▶ _The task_: Lines that contain the string "this" are to be copied; leave out all others.

▶ _Information supplied_:
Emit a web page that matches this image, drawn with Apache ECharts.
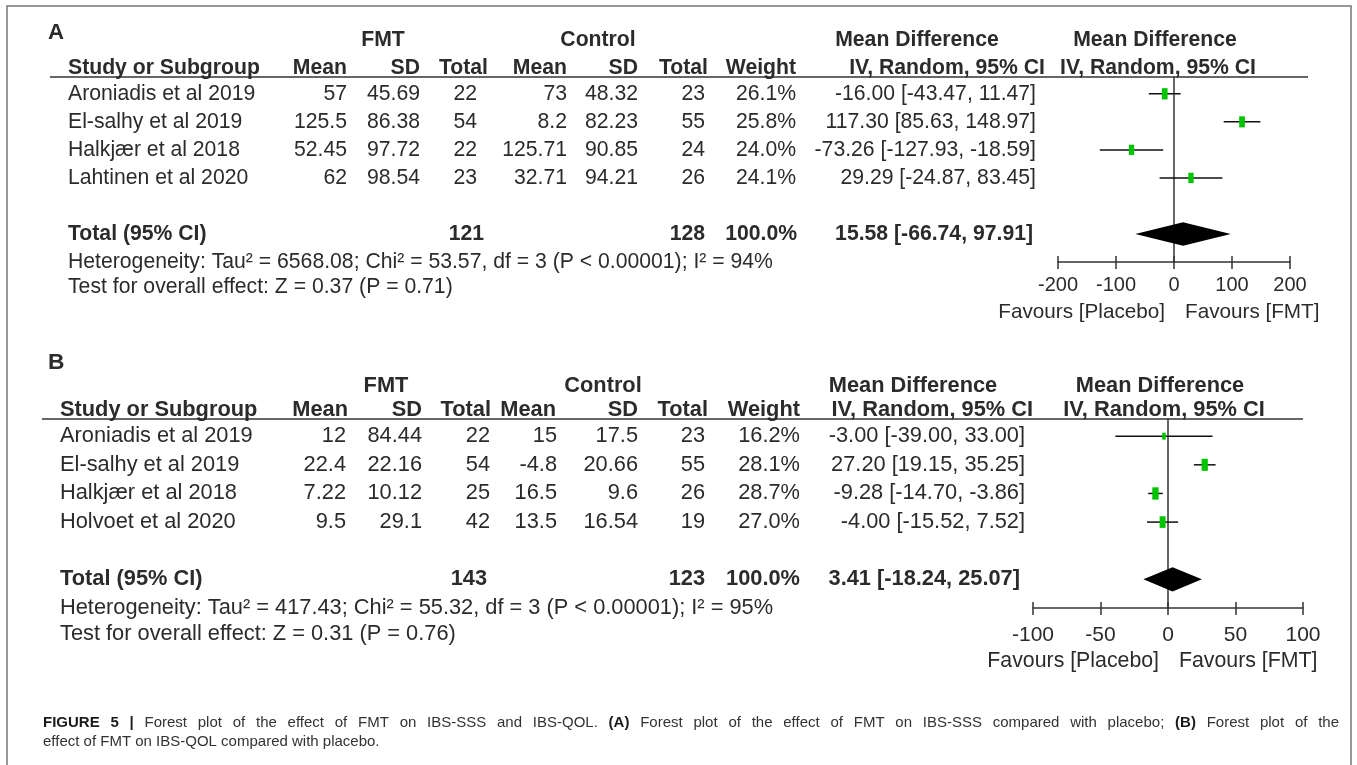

* * *

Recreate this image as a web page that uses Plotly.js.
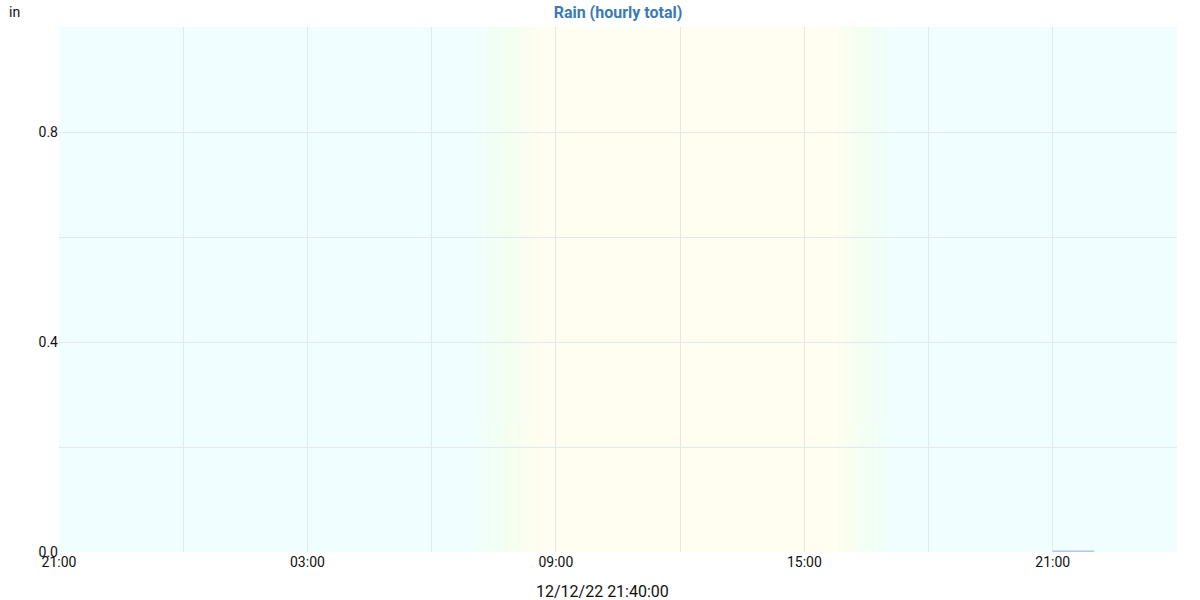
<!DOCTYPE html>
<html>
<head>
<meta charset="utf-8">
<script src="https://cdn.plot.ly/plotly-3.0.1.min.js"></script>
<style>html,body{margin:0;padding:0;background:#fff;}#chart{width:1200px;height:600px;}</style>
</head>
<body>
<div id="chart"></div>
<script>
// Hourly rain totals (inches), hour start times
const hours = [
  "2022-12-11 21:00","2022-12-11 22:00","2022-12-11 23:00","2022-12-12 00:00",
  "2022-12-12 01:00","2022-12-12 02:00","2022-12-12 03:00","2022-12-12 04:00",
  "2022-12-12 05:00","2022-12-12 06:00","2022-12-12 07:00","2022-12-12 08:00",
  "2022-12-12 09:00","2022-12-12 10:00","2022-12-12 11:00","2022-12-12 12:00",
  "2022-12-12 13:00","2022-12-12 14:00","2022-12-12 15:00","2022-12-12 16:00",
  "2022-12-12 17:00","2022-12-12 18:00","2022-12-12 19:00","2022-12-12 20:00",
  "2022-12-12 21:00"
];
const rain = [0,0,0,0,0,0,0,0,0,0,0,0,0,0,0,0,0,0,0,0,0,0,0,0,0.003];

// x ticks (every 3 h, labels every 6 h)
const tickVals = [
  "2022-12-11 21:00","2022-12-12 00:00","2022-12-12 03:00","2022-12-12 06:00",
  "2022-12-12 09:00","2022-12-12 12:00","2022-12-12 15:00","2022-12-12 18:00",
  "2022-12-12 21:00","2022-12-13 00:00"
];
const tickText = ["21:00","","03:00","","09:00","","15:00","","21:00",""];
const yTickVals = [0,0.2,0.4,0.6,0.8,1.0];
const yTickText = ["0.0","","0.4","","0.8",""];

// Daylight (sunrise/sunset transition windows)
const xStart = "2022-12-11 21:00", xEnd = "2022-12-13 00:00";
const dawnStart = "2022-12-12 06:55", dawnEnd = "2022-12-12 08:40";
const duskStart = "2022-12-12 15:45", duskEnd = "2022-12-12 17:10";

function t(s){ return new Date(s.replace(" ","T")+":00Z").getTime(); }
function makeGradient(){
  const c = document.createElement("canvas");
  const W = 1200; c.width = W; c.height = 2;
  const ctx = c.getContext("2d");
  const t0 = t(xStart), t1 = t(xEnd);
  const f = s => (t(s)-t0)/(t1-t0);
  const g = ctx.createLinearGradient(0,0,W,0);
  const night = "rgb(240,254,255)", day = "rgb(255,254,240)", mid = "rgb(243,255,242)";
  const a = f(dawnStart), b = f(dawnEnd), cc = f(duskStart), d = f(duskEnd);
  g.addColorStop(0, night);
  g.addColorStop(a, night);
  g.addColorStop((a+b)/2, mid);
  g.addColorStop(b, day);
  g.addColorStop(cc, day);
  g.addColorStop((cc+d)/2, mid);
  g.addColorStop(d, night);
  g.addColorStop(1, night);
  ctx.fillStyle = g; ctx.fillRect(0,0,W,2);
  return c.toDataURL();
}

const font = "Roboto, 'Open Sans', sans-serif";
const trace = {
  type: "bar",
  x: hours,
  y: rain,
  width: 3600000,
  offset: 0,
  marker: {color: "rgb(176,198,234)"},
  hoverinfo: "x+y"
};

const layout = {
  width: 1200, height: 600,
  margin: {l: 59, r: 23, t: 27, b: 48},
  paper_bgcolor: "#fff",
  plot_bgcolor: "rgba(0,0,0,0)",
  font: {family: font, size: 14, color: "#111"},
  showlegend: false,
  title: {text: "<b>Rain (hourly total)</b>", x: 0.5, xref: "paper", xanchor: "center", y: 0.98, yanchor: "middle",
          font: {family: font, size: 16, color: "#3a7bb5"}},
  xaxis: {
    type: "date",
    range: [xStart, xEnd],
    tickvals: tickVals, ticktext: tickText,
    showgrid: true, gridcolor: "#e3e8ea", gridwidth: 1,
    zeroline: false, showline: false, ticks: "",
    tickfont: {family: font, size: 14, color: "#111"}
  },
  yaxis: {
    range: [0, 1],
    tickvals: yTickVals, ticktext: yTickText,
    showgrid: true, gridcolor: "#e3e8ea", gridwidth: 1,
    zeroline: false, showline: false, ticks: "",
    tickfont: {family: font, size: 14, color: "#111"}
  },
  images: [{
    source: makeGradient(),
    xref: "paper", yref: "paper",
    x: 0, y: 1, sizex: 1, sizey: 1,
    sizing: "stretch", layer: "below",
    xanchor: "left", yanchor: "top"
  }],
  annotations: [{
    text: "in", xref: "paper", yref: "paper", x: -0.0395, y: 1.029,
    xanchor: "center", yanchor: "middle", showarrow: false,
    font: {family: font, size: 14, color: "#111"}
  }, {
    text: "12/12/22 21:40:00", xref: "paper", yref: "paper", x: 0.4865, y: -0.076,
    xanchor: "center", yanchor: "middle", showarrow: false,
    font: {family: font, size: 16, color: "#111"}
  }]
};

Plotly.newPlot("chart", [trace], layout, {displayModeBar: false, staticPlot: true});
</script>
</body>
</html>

▶ _Solution below_:
Emit a web page that matches this image, drawn with Apache ECharts.
Recreate this image as a web page that uses Plotly.js.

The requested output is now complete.